The key point in the article: "The Zeiss family might be insanely busy. But they are not alone." And later: "What's falling by the wayside? Playtime. Conversation. Courtesy. Intimacy."

Are families too busy in our culture? That seems obvious. And yet, how many parents try to do something about it?

My brother Jim and his family spent eight years in Africa on a missionary team. Life there was hard -- they lived in a small village with no electricity or running water. But they had something many Americans don't: time with their family. Every night was "family night," as they had to remain in their guarded compound for security. With no televisions, radio or practices to distract them, they spent their evenings reading and playing games together.

I remember in 2001, when they were preparing to return to America, that Jim was concerned about re-immersion into the harried American lifestyle.

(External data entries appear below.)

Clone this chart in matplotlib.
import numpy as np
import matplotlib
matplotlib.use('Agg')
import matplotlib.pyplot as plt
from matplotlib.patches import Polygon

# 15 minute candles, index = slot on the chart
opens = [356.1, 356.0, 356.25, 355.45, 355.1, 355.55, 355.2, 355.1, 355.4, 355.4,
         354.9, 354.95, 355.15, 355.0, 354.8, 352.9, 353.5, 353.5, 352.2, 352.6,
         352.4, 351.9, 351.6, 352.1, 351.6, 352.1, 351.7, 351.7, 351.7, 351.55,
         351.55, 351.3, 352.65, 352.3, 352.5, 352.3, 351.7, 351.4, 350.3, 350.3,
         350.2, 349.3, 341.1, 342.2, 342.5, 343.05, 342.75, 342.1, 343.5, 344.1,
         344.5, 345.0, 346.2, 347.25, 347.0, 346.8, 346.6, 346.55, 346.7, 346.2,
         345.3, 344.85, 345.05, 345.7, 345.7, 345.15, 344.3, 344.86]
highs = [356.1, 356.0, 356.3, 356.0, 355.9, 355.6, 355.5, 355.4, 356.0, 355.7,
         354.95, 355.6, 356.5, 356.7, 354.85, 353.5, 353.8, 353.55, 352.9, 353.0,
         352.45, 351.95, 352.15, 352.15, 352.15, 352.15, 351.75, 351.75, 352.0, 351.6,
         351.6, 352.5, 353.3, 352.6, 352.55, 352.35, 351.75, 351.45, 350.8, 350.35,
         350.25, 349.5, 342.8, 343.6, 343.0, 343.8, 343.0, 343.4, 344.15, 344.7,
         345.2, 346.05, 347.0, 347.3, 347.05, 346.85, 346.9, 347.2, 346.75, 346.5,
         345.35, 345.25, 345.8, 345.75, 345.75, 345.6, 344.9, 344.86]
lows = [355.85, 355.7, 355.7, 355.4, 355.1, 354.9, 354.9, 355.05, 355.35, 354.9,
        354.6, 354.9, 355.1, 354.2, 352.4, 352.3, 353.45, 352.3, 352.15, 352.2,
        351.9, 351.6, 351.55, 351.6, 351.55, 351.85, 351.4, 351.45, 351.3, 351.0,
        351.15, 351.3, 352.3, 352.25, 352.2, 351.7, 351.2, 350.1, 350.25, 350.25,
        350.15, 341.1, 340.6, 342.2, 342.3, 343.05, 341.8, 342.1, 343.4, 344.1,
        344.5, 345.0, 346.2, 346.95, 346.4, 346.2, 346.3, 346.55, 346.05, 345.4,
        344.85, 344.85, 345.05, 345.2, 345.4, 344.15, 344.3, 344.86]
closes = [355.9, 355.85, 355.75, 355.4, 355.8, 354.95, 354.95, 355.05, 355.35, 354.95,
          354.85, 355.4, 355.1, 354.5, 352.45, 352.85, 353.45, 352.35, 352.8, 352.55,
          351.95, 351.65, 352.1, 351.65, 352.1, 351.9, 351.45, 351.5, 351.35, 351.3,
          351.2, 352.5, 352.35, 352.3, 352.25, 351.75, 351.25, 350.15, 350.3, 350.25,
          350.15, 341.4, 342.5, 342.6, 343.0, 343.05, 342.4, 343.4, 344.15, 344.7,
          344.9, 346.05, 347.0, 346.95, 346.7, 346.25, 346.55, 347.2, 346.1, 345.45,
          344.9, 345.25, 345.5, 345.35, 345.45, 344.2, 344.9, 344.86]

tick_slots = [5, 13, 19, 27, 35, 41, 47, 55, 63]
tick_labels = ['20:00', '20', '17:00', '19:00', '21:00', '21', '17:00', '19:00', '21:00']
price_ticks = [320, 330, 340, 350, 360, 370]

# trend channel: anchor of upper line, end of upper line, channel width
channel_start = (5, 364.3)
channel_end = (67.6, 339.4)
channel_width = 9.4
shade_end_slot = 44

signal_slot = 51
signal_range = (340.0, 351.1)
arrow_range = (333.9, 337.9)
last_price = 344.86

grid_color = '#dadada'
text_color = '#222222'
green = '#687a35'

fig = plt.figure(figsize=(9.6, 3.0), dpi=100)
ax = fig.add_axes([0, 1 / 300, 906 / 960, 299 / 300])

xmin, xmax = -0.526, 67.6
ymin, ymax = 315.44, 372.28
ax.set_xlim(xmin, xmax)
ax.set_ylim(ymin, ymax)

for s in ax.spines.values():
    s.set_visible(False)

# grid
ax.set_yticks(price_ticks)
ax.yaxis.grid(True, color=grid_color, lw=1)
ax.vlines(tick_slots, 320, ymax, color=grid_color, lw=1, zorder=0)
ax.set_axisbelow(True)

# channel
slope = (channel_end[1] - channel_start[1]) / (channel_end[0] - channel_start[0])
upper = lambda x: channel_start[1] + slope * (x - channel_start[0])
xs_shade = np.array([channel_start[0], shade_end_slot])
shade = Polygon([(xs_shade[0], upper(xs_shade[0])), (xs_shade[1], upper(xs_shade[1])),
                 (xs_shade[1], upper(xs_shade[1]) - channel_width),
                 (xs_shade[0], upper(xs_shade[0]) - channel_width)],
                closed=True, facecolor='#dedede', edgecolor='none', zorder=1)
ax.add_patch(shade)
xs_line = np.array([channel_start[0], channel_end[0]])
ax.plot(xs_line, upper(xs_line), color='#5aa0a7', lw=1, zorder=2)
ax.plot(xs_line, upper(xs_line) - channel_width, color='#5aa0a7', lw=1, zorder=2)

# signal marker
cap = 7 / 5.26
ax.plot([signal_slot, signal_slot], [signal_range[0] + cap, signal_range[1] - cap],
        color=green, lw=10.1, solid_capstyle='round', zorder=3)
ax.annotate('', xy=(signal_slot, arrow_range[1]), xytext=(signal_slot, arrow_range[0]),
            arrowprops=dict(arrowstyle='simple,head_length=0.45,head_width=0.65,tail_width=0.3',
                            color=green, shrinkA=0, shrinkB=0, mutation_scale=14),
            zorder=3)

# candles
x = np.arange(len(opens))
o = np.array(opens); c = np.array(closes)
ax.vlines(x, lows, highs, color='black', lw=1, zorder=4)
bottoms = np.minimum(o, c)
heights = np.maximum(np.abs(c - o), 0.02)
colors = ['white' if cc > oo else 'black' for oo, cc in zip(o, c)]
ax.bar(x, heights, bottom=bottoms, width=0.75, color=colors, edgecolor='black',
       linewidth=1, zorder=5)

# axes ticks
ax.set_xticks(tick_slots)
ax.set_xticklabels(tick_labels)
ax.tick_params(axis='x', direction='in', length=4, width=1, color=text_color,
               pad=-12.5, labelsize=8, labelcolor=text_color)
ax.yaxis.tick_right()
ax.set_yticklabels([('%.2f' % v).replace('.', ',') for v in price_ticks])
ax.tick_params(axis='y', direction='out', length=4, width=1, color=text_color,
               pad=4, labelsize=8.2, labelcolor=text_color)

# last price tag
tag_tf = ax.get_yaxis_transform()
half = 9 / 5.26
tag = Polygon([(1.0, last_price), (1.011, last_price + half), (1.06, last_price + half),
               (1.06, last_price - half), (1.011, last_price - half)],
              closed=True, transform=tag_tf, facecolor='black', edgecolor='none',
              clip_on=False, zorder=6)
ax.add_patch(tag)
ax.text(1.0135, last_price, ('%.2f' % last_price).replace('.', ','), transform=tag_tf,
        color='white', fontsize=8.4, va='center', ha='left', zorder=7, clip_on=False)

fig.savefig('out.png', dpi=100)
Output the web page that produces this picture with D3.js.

I reminded him that here in The States, at least we can CHOOSE our lifestyle. The trick is to make a conscious choice, and not just let your schedule get overcrowded by default.

My wife and I know that life spins out of control too easily. To purposely slow down, we put the brakes on many otherwise worthwhile activities for the benefit of providing a calm household in which to raise kids. Some of our philosophies may surprise you, but they work well for us.

One of the most important decisions a family makes is where to live. For an extreme example, our friends Steve and Sharon Spencer left civilian life to run a dairy farm for 12 years. That provided a lot of family time for them and their five kids. But that's amazingly hard work, and my wife convinced me early on that this city boy would not be able to handle even a hobby farm.

We love the countryside, but we made a conscious decision to live within the city limits of Chippewa Falls. We wanted our five kids to be able to walk or bike to the pool, Irvine Park, schools, YMCA, etc. And when we do have to drop them off or pick them up at Chi-Hi, it's only a six-minute round-trip instead of a half hour in the car.

We also choose to limit our kids' involvement in sports. Athletics is great for kids, but we believe in balance. We simply did not want our family life torn apart by overlapping practice schedules on different teams for our younger children.

So the rule in our family is no organized sports before fifth grade, and one sport per year in grades 5-7. Once they hit 8th grade, they can go for any sports they want. They may be a bit behind their peers, but they can still catch up at that age. We do encourage pick-up games and backyard sports, but those don't have the scheduling demands that organized sports do.

Yes, we may be sacrificing our children's Olympic hopes. But frankly, we want to focus our energy on their character development, which they will surely need in life, rather than their athletic prowess, which only a tiny fraction of grown-ups truly need.

It might surprise you that, while we limit sports, we FORCE our children to take music lessons. That seems to go against our goal to allow more free time, but our reasoning is that kids can pick up sports at any time, while most kids don't become proficient in music without the structure of early lessons. (As a fringe benefit, our house is filled with the joyful noise of daily piano, trumpet, and xylophone rehearsals.)

The biggest time-sink that we've cut out of our lives is television. Even if you minimize other distractions to allow more family time, television will seep in and fill all the cracks with useless mind-numbing noise. (Enjoying a TV-free house could be a whole future column.)

I'm sure some of you out there will think we're nuts, but we are trying to create a loving, nurturing environment where we can spend a lot of time together as a family. We still appreciate old-fashioned pastimes like reading out loud, playing Monopoly and Scrabble, creating crafts, dining together, watching an occasional DVD, and taking family walks to Olson's Ice Cream Parlour. And don't forget just plain goofing off.

Whatever your thoughts are on this subject, I encourage you to make deliberate decisions about your priorities, and not let over-scheduling crush you and your kids like a steamroller. America allows you those choices -- what a country!